During the first COVID-19 surge in New York, 35 percent of Mount Sinai’s hospital health-care workers reported experiencing depression, anxiety, or symptoms related to PTSD. And around 39 percent experienced burnout related to workplace stress.
By the time Mount Sinai circulated a follow-up survey six months later, between November 2020 and January 2021, rates of mental-health issues had dropped. But burnout was rising: It hit 45 percent.
Lauren Peccoralo ’01 has spent much of her career in medicine working on the delicate and urgent issues related to the mental health of doctors and nurses. She is a practicing primary care physician, an associate professor of medicine, and, since 2018, senior associate dean for faculty well-being and development at Mount Sinai’s Icahn School of Medicine.
Driven by data from that first survey, the hospital opened its Center for Stress, Resilience, and Personal Growth to address mental-health concerns among its own workers. The program screens staff for symptoms and provides them with free to inexpensive care. In January, a collaboration between Peccoralo’s office and the new center received a $2.1 million grant from the federal government to fund trainings and workshops for three more years.
“There’s never been a grant offered by the government to help the well-being of health-care workers.” said Peccoralo, who studied psychology as a pre-med undergraduate at Princeton.
“The need was very clear, and it remains true today, which is that there are just not enough mental-health resources in the country — in the world — to care for all the mental-health symptoms and illnesses that exist,” she said of her previous work treating patients.
This was true for health-care workers, too. Though burnout is not a medical diagnosis, Peccoralo noted “an association between it and having a mental-health diagnosis.”
New research on health-care burnout, including that series of internal surveys at Mount Sinai, has revealed why vast numbers of frontline workers are leaving the industry. Health-care workers during the pandemic are often tasked with making difficult decisions related to patient care. Many have witnessed patients die. Studies also suggest that rates of burnout are more common among women than men.
“It’s hard to know exactly what the comparison was before COVID because no one thought to do a study on these people before,” she added.

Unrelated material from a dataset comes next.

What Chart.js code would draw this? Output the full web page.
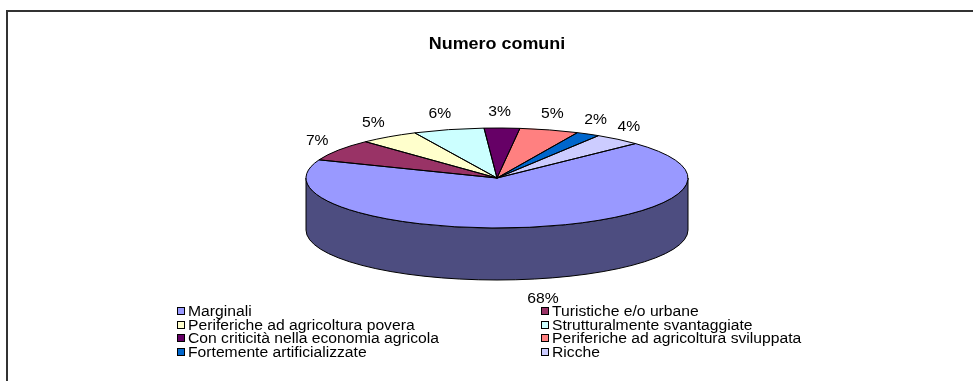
<!DOCTYPE html>
<html>
<head>
<meta charset="utf-8">
<title>Numero comuni</title>
<script src="https://cdn.jsdelivr.net/npm/chart.js@4.4.0/dist/chart.umd.min.js"></script>
<style>
  html, body { margin: 0; padding: 0; background: #fff; }
  #wrap { width: 973px; height: 381px; position: relative; }
</style>
</head>
<body>
<div id="wrap"><canvas id="myChart"></canvas></div>
<script>
// Comuni by type (% of total)
var chartTitle = 'Numero comuni';
var categories = [
  'Marginali',
  'Turistiche e/o urbane',
  'Periferiche ad agricoltura povera',
  'Strutturalmente svantaggiate',
  'Con criticità nella economia agricola',
  'Periferiche ad agricoltura sviluppata',
  'Fortemente artificializzate',
  'Ricche'
];
var shares = [68, 7, 5, 6, 3, 5, 2, 4];
var colors = ['#9999FF', '#993366', '#FFFFCC', '#CCFFFF', '#660066', '#FF8080', '#0066CC', '#CCCCFF'];

var FONT = '"Liberation Sans", Arial, sans-serif';
var STRETCH = 1.12;   // text is drawn a bit wide

// ellipse used for the tilted pie
var CX = 497, CY = 178, RX = 191, RY = 50, DEPTH = 52;

function shade(hex, f) {
  var n = parseInt(hex.slice(1), 16);
  var r = Math.round(((n >> 16) & 255) * f);
  var g = Math.round(((n >> 8) & 255) * f);
  var b = Math.round((n & 255) * f);
  return 'rgb(' + r + ',' + g + ',' + b + ')';
}

// parts of [s, e] lying on the front half (0..PI, screen angles)
function frontPart(s, e) {
  var out = [];
  for (var k = -1; k <= 1; k++) {
    var lo = Math.max(s, 2 * Math.PI * k);
    var hi = Math.min(e, 2 * Math.PI * k + Math.PI);
    if (hi > lo) out.push([lo, hi]);
  }
  return out;
}

function wideText(ctx, text, x, y) {
  ctx.save();
  ctx.translate(x, y);
  ctx.scale(STRETCH, 1);
  ctx.fillText(text, 0, 0);
  ctx.restore();
}

var pie3d = {
  id: 'pie3d',
  beforeDraw: function(chart) {
    var ctx = chart.ctx;
    ctx.save();
    ctx.strokeStyle = '#333';
    ctx.lineWidth = 2;
    ctx.strokeRect(7, 11, 1000, 500);
    ctx.restore();
  },
  beforeDatasetsDraw: function(chart) {
    var ctx = chart.ctx;
    var arcs = chart.getDatasetMeta(0).data;
    ctx.save();
    // side wall
    arcs.forEach(function(arc, i) {
      frontPart(arc.startAngle, arc.endAngle).forEach(function(r) {
        ctx.beginPath();
        ctx.ellipse(CX, CY, RX, RY, 0, r[0], r[1]);
        ctx.ellipse(CX, CY + DEPTH, RX, RY, 0, r[1], r[0], true);
        ctx.closePath();
        ctx.fillStyle = shade(colors[i], 0.5);
        ctx.fill();
        ctx.lineWidth = 1;
        ctx.strokeStyle = '#000';
        ctx.stroke();
      });
    });
    // squash the pie into the top face
    var a0 = arcs[0];
    ctx.translate(CX, CY);
    ctx.scale(RX / a0.outerRadius, RY / a0.outerRadius);
    ctx.translate(-a0.x, -a0.y);
  },
  afterDatasetsDraw: function(chart) {
    var ctx = chart.ctx;
    ctx.restore();
    var arcs = chart.getDatasetMeta(0).data;
    var values = chart.data.datasets[0].data;
    ctx.save();
    ctx.lineWidth = 1;
    ctx.strokeStyle = '#000';
    arcs.forEach(function(arc) {
      ctx.beginPath();
      ctx.moveTo(CX, CY);
      ctx.ellipse(CX, CY, RX, RY, 0, arc.startAngle, arc.endAngle);
      ctx.closePath();
      ctx.stroke();
    });
    // percentage labels
    ctx.fillStyle = '#000';
    ctx.font = '14px ' + FONT;
    ctx.textAlign = 'center';
    ctx.textBaseline = 'middle';
    arcs.forEach(function(arc, i) {
      var m = (arc.startAngle + arc.endAngle) / 2;
      var c = Math.cos(m), s = Math.sin(m);
      var tx = CX - 3 + (RX + 22) * c + (s > 0 ? 8 : 0);
      var ty = CY + (RY + 16) * s + (s > 0 ? DEPTH + 4 : 0);
      wideText(ctx, values[i] + '%', tx, ty);
    });
    ctx.restore();
  },
  afterDraw: function(chart) {
    var ctx = chart.ctx;
    ctx.save();
    // title
    ctx.fillStyle = '#000';
    ctx.font = 'bold 16px ' + FONT;
    ctx.textAlign = 'center';
    ctx.textBaseline = 'middle';
    wideText(ctx, chartTitle, 497, 45);
    // two-column legend
    var colX = [177, 541], y0 = 311, step = 13.7;
    ctx.font = '14px ' + FONT;
    ctx.textAlign = 'left';
    categories.forEach(function(name, i) {
      var x = colX[i % 2];
      var y = Math.round(y0 + Math.floor(i / 2) * step);
      ctx.fillStyle = colors[i];
      ctx.fillRect(x, y - 4, 8, 8);
      ctx.strokeStyle = '#000';
      ctx.lineWidth = 1;
      ctx.strokeRect(x + 0.5, y - 3.5, 7, 7);
      ctx.fillStyle = '#000';
      wideText(ctx, name, x + 11, y + 1);
    });
    ctx.restore();
  }
};

new Chart(document.getElementById('myChart'), {
  type: 'pie',
  data: {
    labels: categories,
    datasets: [{
      data: shares,
      backgroundColor: colors,
      borderWidth: 0,
      clip: false
    }]
  },
  options: {
    responsive: true,
    maintainAspectRatio: false,
    devicePixelRatio: 1,
    animation: false,
    rotation: 46.5,
    layout: { padding: { top: 70, left: 22 } },
    plugins: {
      legend: { display: false },
      tooltip: { enabled: false },
      title: { display: false }
    }
  },
  plugins: [pie3d]
});
</script>
</body>
</html>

The trend is causing staffing shortages, putting even more pressure on the U.S. health-care system during new COVID surges. Peccoralo attributed the government’s renewed dedication and funding to the death by suicide of Lorna Breen, an emergency room doctor at NewYork-Presbyterian Allen Hospital, in April 2020. Breen’s siblings have since lobbied for funding to support health-care worker well-being. Mount Sinai is among 35 recipients of the new grant.
Mount Sinai will have until 2024 to complete the project. Peccoralo hopes the new programming — which builds on past hospital leadership trainings and resiliency workshops for staff in COVID units and ICUs — can begin as soon as the spring.
“Our own staff and faculty had trouble getting mental-health care, even within our own system,” said Peccoralo. “But now that the center exists, there’s pretty much no barrier.”